Simulations of the Rupture of Liposomes Near Solid Surfaces in the Presence of Membrane-Membrane Adhesion

Abstract

The behavior of lipid membranes near solid surfaces has a great significance both in medicine and in technology. In spite of the widespread use and study of such membrane phenomena, their theoretical analysis is rather scarce. Our main goal here is to understand the process during which membrane vesicles first adhere to solid surfaces, then rupture (or go through a series of transient ruptures) due to the mechanical tension induced by the adhesion (not only between the membrane and the surface, but also between two adjacent membrane areas), and finally spread along the surface forming a supported lipid bilayer. In our theoretical description we simultaneously consider the dynamics of spontaneous pore opening and closing; volume loss via leakage through the pores; and the advancement of the adhesion fronts.

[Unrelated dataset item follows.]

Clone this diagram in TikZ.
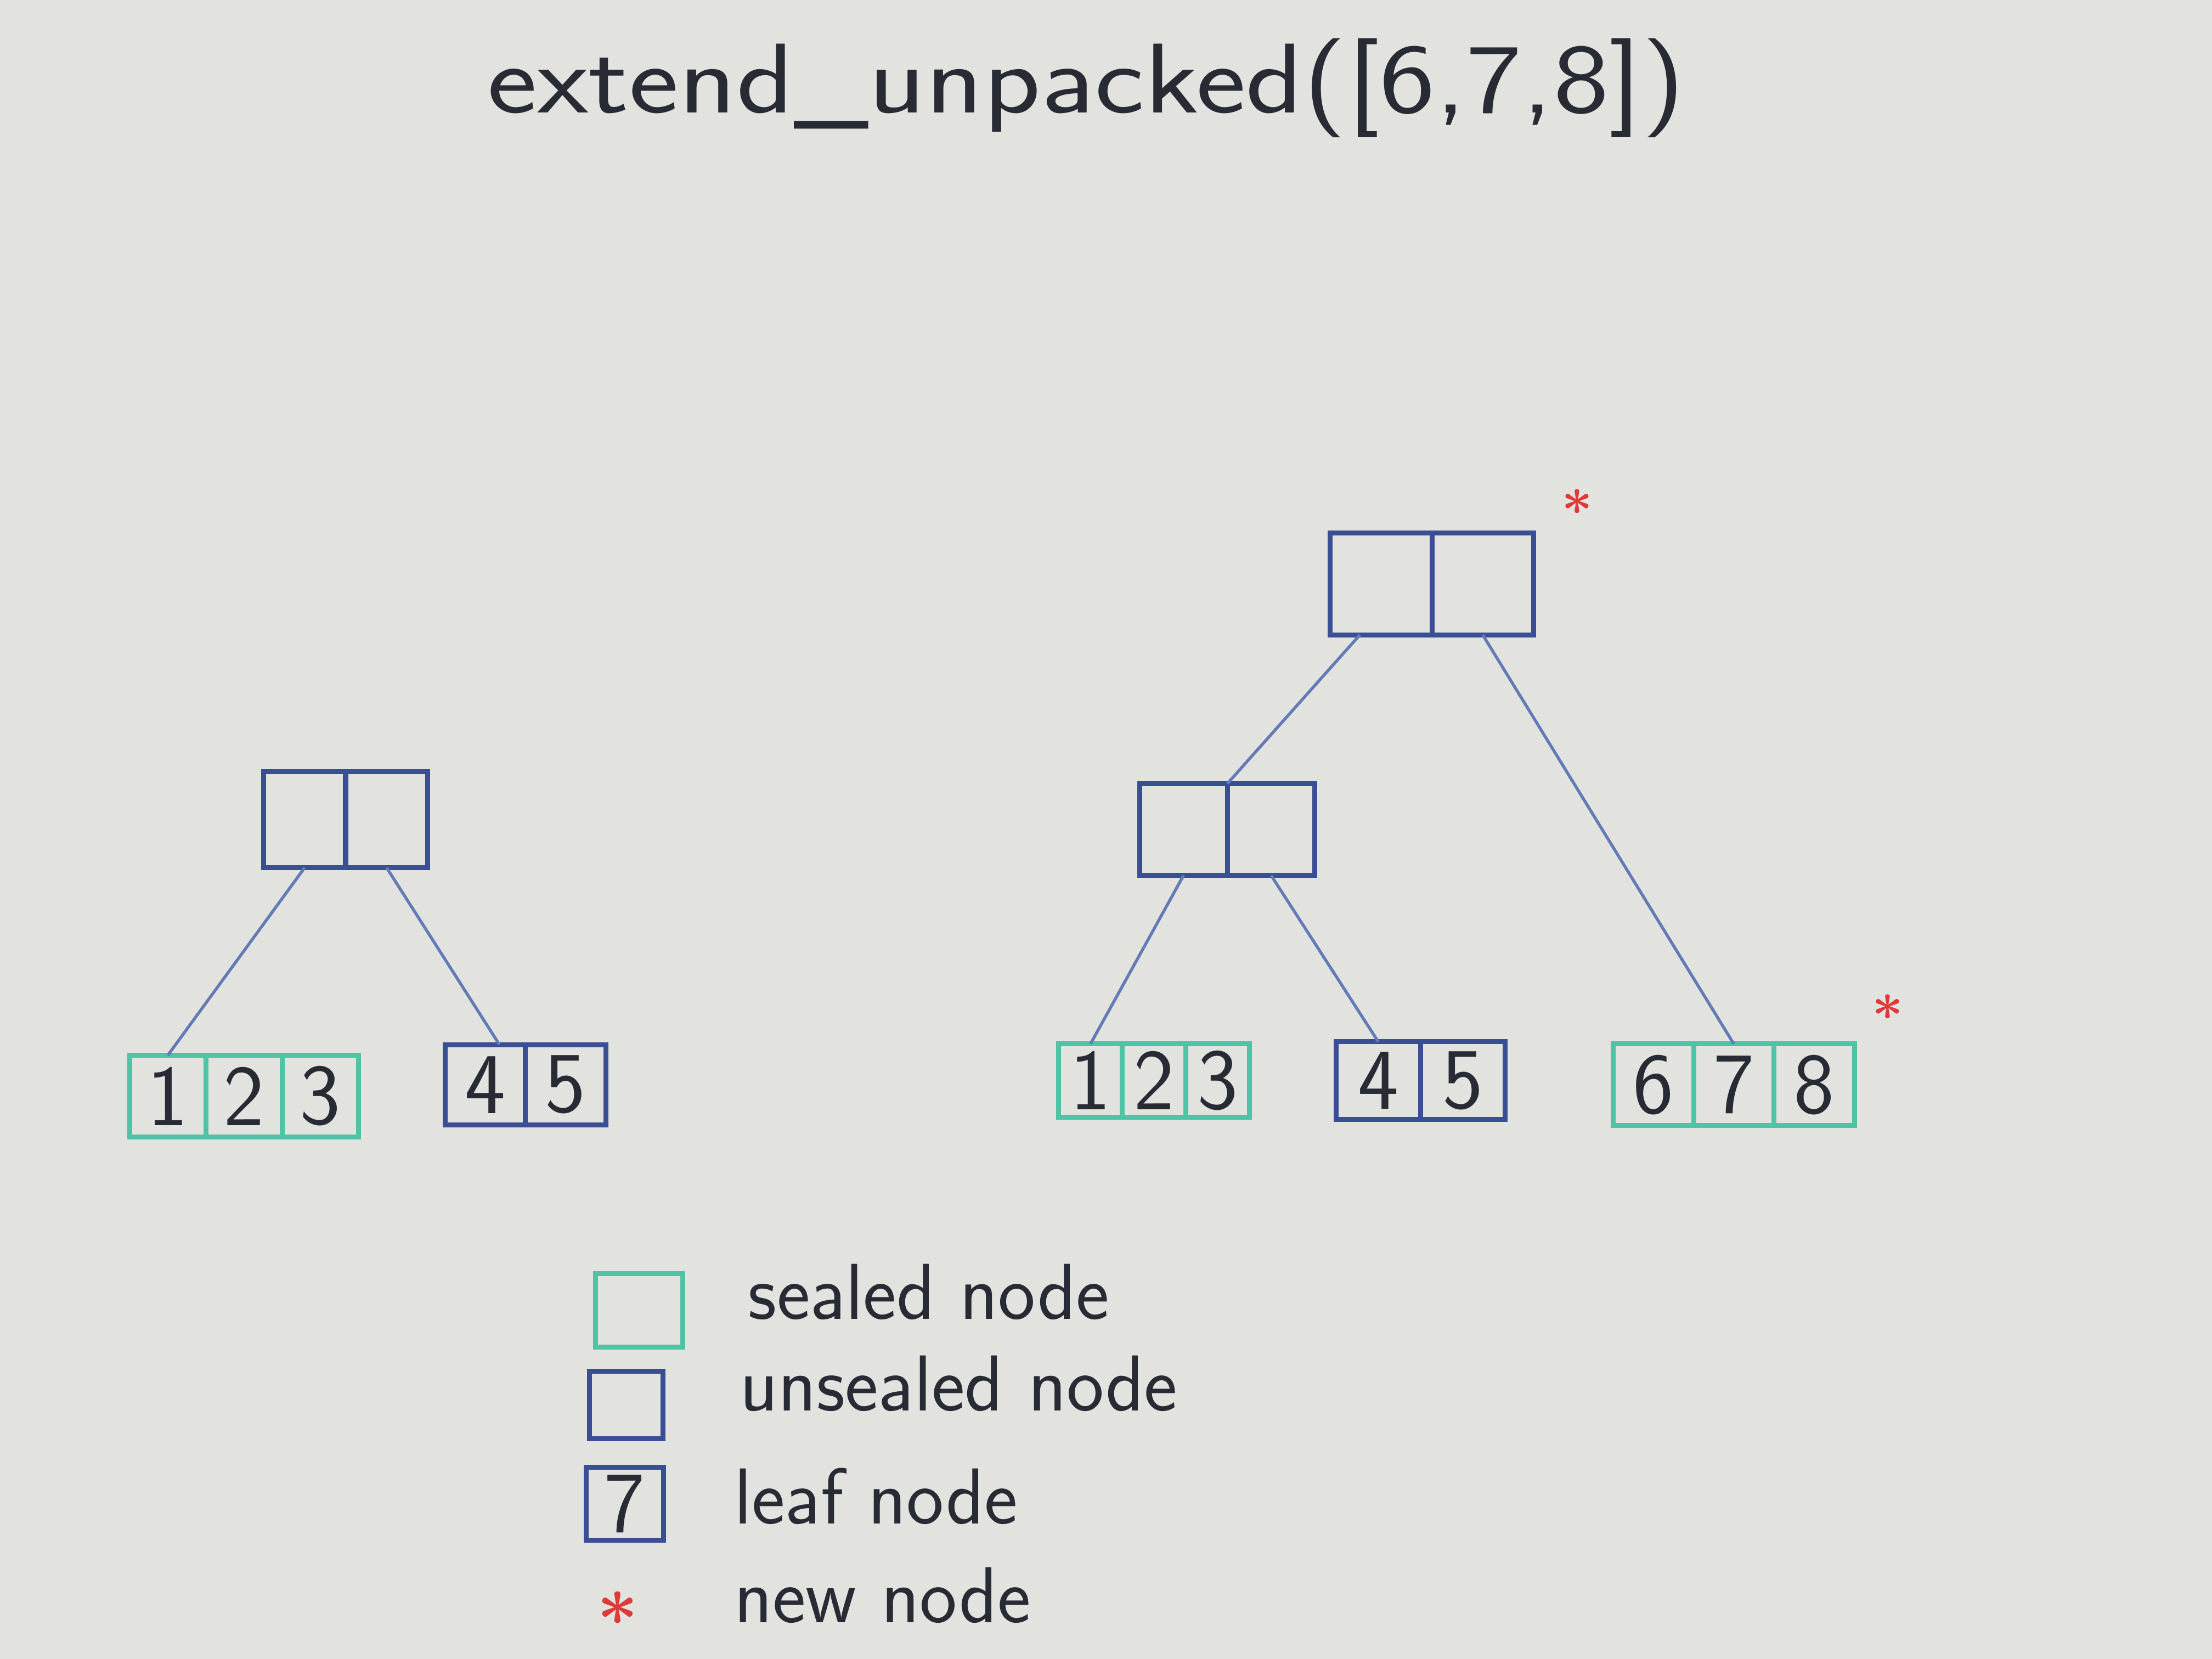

All these processes are supposed to follow an overdamped dynamics and are coupled to each other through membrane tension.Here we identify under which conditions the dynamics leads to the formation of hat shaped geometries with a projecting brim. We found that the most determining parameters with respect to the shape and dynamics of a vesicle are the drag coefficient along the adhesion front and the line tension along the pore. Using numerical simulations we could reproduce a variety of experimental observations and conclude that a long lasting hat shaped geometry occurs in a limited range of parameters.